DATA SEGMENT
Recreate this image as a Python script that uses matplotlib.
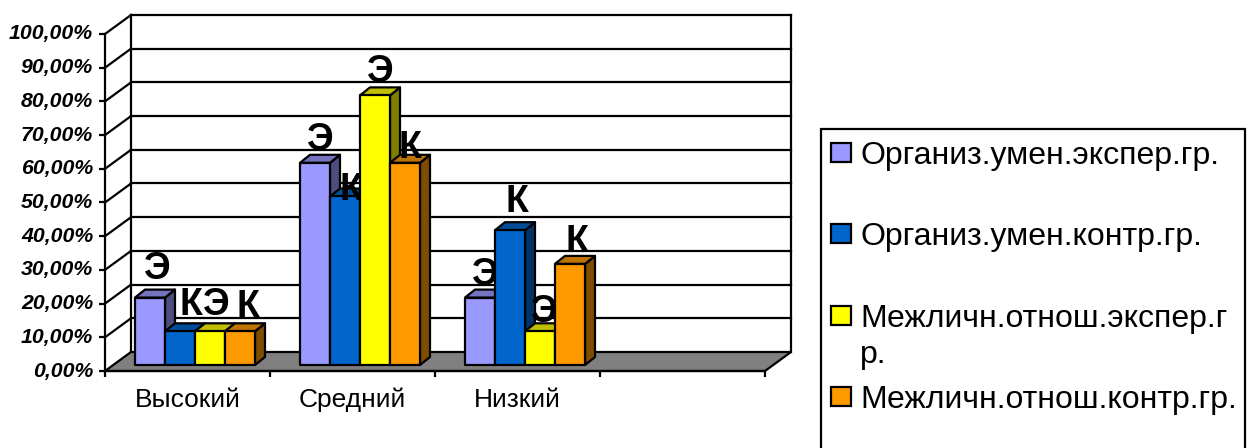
import matplotlib
matplotlib.use("Agg")
import matplotlib.pyplot as plt
from matplotlib.patches import Polygon, Rectangle

plt.rcParams['font.family'] = ['Liberation Sans', 'DejaVu Sans']

# data
categories = ['Высокий', 'Средний', 'Низкий']
series_names = ['Организ.умен.экспер.гр.', 'Организ.умен.контр.гр.',
                'Межличн.отнош.экспер.г\nр.', 'Межличн.отнош.контр.гр.']
org_exp = [20, 60, 20]
org_ctrl = [10, 50, 40]
rel_exp = [10, 80, 10]
rel_ctrl = [10, 60, 30]
series_values = [org_exp, org_ctrl, rel_exp, rel_ctrl]
series_marks = ['Э', 'К', 'Э', 'К']
y_ticks = list(range(0, 101, 10))
n_slots = 4

# colours: front, top, side
front_colors = ['#9999FF', '#0066CC', '#FFFF00', '#FF9900']
top_colors = ['#7373BF', '#004C99', '#BFBF00', '#BF7300']
side_colors = ['#4D4D80', '#003366', '#808000', '#804D00']

# layout, in pixels of the 1252x448 picture
W, H = 1252, 448
PLOT_L, PLOT_R, PLOT_T, PLOT_B = 105, 765, 34, 371
WALL_DX, WALL_DY = 26, 19
BAR_W, BAR_DX, BAR_DY = 30, 10, 8
BAR_OFF_X, BAR_OFF_Y = 7.5, 6
LW = 1.6
# label nudges (px from the bar's top centre), same order as the series
label_nudge = [
    [(7, 19), (11, 16), (6, 16), (8, 14)],
    [(5, 13), (6, -4), (5, 13), (5, 5)],
    [(5, 13), (7, 18), (4, 9), (7, 12)],
]

fig = plt.figure(figsize=(W / 100, H / 100), dpi=100)
ax = fig.add_axes([PLOT_L / W, 1 - PLOT_B / H, (PLOT_R - PLOT_L) / W, (PLOT_B - PLOT_T) / H])
ax.set_xlim(0, n_slots)
ax.set_ylim(0, 100)
ax.patch.set_alpha(0)

px_x = n_slots / (PLOT_R - PLOT_L)
px_y = 100 / (PLOT_B - PLOT_T)
wall_dx, wall_dy = WALL_DX * px_x, WALL_DY * px_y

# axes
for side in ['top', 'right']:
    ax.spines[side].set_visible(False)
for side in ['left', 'bottom']:
    ax.spines[side].set_linewidth(LW)
    ax.spines[side].set_zorder(30)
ax.set_yticks(y_ticks)
ax.set_yticklabels([f'{v:.2f}%'.replace('.', ',') for v in y_ticks],
                   fontsize=15.3, fontweight='bold', fontstyle='italic', va='center')
ax.set_xticks(range(n_slots + 1))
ax.set_xticklabels([])
ax.set_xticks([i + 0.5 for i in range(len(categories))], categories, minor=True, fontsize=19)
ax.tick_params(axis='y', length=4.5, width=LW, pad=4)
ax.tick_params(axis='x', which='major', length=4.5, width=LW)
ax.tick_params(axis='x', which='minor', length=0, pad=12)

# floor and walls
ax.add_patch(Polygon([(0, 0), (n_slots, 0), (n_slots + wall_dx, wall_dy), (wall_dx, wall_dy)],
                     closed=True, fc='#808080', ec='black', lw=LW, zorder=2, clip_on=False))
for v in y_ticks[1:]:
    ax.plot([wall_dx, n_slots + wall_dx], [v + wall_dy] * 2, color='black', lw=LW, zorder=1, clip_on=False)
    ax.plot([0, wall_dx], [v, v + wall_dy], color='black', lw=LW, zorder=1, clip_on=False)
ax.plot([wall_dx, wall_dx], [wall_dy, 100 + wall_dy], color='black', lw=LW, zorder=1, clip_on=False)
ax.plot([n_slots + wall_dx] * 2, [wall_dy, 100 + wall_dy], color='black', lw=LW, zorder=1, clip_on=False)

# bars, each label right after its own bar so later bars cover it
bar_w = BAR_W * px_x
bar_dx, bar_dy = BAR_DX * px_x, BAR_DY * px_y
z = 3
for c in range(len(categories)):
    start = c + ((PLOT_R - PLOT_L) / n_slots - 4 * BAR_W) / 2 * px_x + BAR_OFF_X * px_x
    base = BAR_OFF_Y * px_y
    for s, values in enumerate(series_values):
        x0 = start + s * bar_w
        x1 = x0 + bar_w
        top = base + values[c]
        style = dict(closed=True, ec='black', lw=LW, zorder=z, clip_on=False, joinstyle='round')
        ax.add_patch(Polygon([(x1, base), (x1 + bar_dx, base + bar_dy), (x1 + bar_dx, top + bar_dy), (x1, top)],
                             fc=side_colors[s], **style))
        ax.add_patch(Polygon([(x0, top), (x1, top), (x1 + bar_dx, top + bar_dy), (x0 + bar_dx, top + bar_dy)],
                             fc=top_colors[s], **style))
        ax.add_patch(Polygon([(x0, base), (x1, base), (x1, top), (x0, top)], fc=front_colors[s], **style))
        nudge = label_nudge[c][s]
        ax.annotate(series_marks[s], xy=((x0 + x1) / 2, top), xytext=nudge, textcoords='offset pixels',
                    ha='center', va='baseline', fontsize=27, fontweight='bold', color='black',
                    zorder=z + 0.5, annotation_clip=False)
        z += 1

# legend, drawn on a second axes in picture pixels; its box runs off the bottom
leg = fig.add_axes([0, 0, 1, 1])
leg.set_xlim(0, W)
leg.set_ylim(H, 0)
leg.axis('off')
leg.add_patch(Rectangle((821, 129), 424, 340, fc='white', ec='black', lw=LW))
legend_y = [153, 234, 316, 397]
for name, color, y in zip(series_names, front_colors, legend_y):
    leg.add_patch(Rectangle((831, y - 10), 20, 19, fc=color, ec='black', lw=LW))
    for i, line in enumerate(name.split('\n')):
        leg.text(860, y + 11 + i * 36, line, fontsize=23, va='baseline')

fig.savefig('out.png', dpi=100)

EXERCISE DETAILS
Print the complete listing exactly, apart from any pictures.

RESPONSE FOR THIS EXERCISE
Recreate this image as a Python script that uses matplotlib.
import matplotlib
matplotlib.use("Agg")
import matplotlib.pyplot as plt
from matplotlib.patches import Polygon, Rectangle

plt.rcParams['font.family'] = ['Liberation Sans', 'DejaVu Sans']

# data
categories = ['Высокий', 'Средний', 'Низкий']
series_names = ['Организ.умен.экспер.гр.', 'Организ.умен.контр.гр.',
                'Межличн.отнош.экспер.г\nр.', 'Межличн.отнош.контр.гр.']
org_exp = [20, 60, 20]
org_ctrl = [10, 50, 40]
rel_exp = [10, 80, 10]
rel_ctrl = [10, 60, 30]
series_values = [org_exp, org_ctrl, rel_exp, rel_ctrl]
series_marks = ['Э', 'К', 'Э', 'К']
y_ticks = list(range(0, 101, 10))
n_slots = 4

# colours: front, top, side
front_colors = ['#9999FF', '#0066CC', '#FFFF00', '#FF9900']
top_colors = ['#7373BF', '#004C99', '#BFBF00', '#BF7300']
side_colors = ['#4D4D80', '#003366', '#808000', '#804D00']

# layout, in pixels of the 1252x448 picture
W, H = 1252, 448
PLOT_L, PLOT_R, PLOT_T, PLOT_B = 105, 765, 34, 371
WALL_DX, WALL_DY = 26, 19
BAR_W, BAR_DX, BAR_DY = 30, 10, 8
BAR_OFF_X, BAR_OFF_Y = 7.5, 6
LW = 1.6
# label nudges (px from the bar's top centre), same order as the series
label_nudge = [
    [(7, 19), (11, 16), (6, 16), (8, 14)],
    [(5, 13), (6, -4), (5, 13), (5, 5)],
    [(5, 13), (7, 18), (4, 9), (7, 12)],
]

fig = plt.figure(figsize=(W / 100, H / 100), dpi=100)
ax = fig.add_axes([PLOT_L / W, 1 - PLOT_B / H, (PLOT_R - PLOT_L) / W, (PLOT_B - PLOT_T) / H])
ax.set_xlim(0, n_slots)
ax.set_ylim(0, 100)
ax.patch.set_alpha(0)

px_x = n_slots / (PLOT_R - PLOT_L)
px_y = 100 / (PLOT_B - PLOT_T)
wall_dx, wall_dy = WALL_DX * px_x, WALL_DY * px_y

# axes
for side in ['top', 'right']:
    ax.spines[side].set_visible(False)
for side in ['left', 'bottom']:
    ax.spines[side].set_linewidth(LW)
    ax.spines[side].set_zorder(30)
ax.set_yticks(y_ticks)
ax.set_yticklabels([f'{v:.2f}%'.replace('.', ',') for v in y_ticks],
                   fontsize=15.3, fontweight='bold', fontstyle='italic', va='center')
ax.set_xticks(range(n_slots + 1))
ax.set_xticklabels([])
ax.set_xticks([i + 0.5 for i in range(len(categories))], categories, minor=True, fontsize=19)
ax.tick_params(axis='y', length=4.5, width=LW, pad=4)
ax.tick_params(axis='x', which='major', length=4.5, width=LW)
ax.tick_params(axis='x', which='minor', length=0, pad=12)

# floor and walls
ax.add_patch(Polygon([(0, 0), (n_slots, 0), (n_slots + wall_dx, wall_dy), (wall_dx, wall_dy)],
                     closed=True, fc='#808080', ec='black', lw=LW, zorder=2, clip_on=False))
for v in y_ticks[1:]:
    ax.plot([wall_dx, n_slots + wall_dx], [v + wall_dy] * 2, color='black', lw=LW, zorder=1, clip_on=False)
    ax.plot([0, wall_dx], [v, v + wall_dy], color='black', lw=LW, zorder=1, clip_on=False)
ax.plot([wall_dx, wall_dx], [wall_dy, 100 + wall_dy], color='black', lw=LW, zorder=1, clip_on=False)
ax.plot([n_slots + wall_dx] * 2, [wall_dy, 100 + wall_dy], color='black', lw=LW, zorder=1, clip_on=False)

# bars, each label right after its own bar so later bars cover it
bar_w = BAR_W * px_x
bar_dx, bar_dy = BAR_DX * px_x, BAR_DY * px_y
z = 3
for c in range(len(categories)):
    start = c + ((PLOT_R - PLOT_L) / n_slots - 4 * BAR_W) / 2 * px_x + BAR_OFF_X * px_x
    base = BAR_OFF_Y * px_y
    for s, values in enumerate(series_values):
        x0 = start + s * bar_w
        x1 = x0 + bar_w
        top = base + values[c]
        style = dict(closed=True, ec='black', lw=LW, zorder=z, clip_on=False, joinstyle='round')
        ax.add_patch(Polygon([(x1, base), (x1 + bar_dx, base + bar_dy), (x1 + bar_dx, top + bar_dy), (x1, top)],
                             fc=side_colors[s], **style))
        ax.add_patch(Polygon([(x0, top), (x1, top), (x1 + bar_dx, top + bar_dy), (x0 + bar_dx, top + bar_dy)],
                             fc=top_colors[s], **style))
        ax.add_patch(Polygon([(x0, base), (x1, base), (x1, top), (x0, top)], fc=front_colors[s], **style))
        nudge = label_nudge[c][s]
        ax.annotate(series_marks[s], xy=((x0 + x1) / 2, top), xytext=nudge, textcoords='offset pixels',
                    ha='center', va='baseline', fontsize=27, fontweight='bold', color='black',
                    zorder=z + 0.5, annotation_clip=False)
        z += 1

# legend, drawn on a second axes in picture pixels; its box runs off the bottom
leg = fig.add_axes([0, 0, 1, 1])
leg.set_xlim(0, W)
leg.set_ylim(H, 0)
leg.axis('off')
leg.add_patch(Rectangle((821, 129), 424, 340, fc='white', ec='black', lw=LW))
legend_y = [153, 234, 316, 397]
for name, color, y in zip(series_names, front_colors, legend_y):
    leg.add_patch(Rectangle((831, y - 10), 20, 19, fc=color, ec='black', lw=LW))
    for i, line in enumerate(name.split('\n')):
        leg.text(860, y + 11 + i * 36, line, fontsize=23, va='baseline')

fig.savefig('out.png', dpi=100)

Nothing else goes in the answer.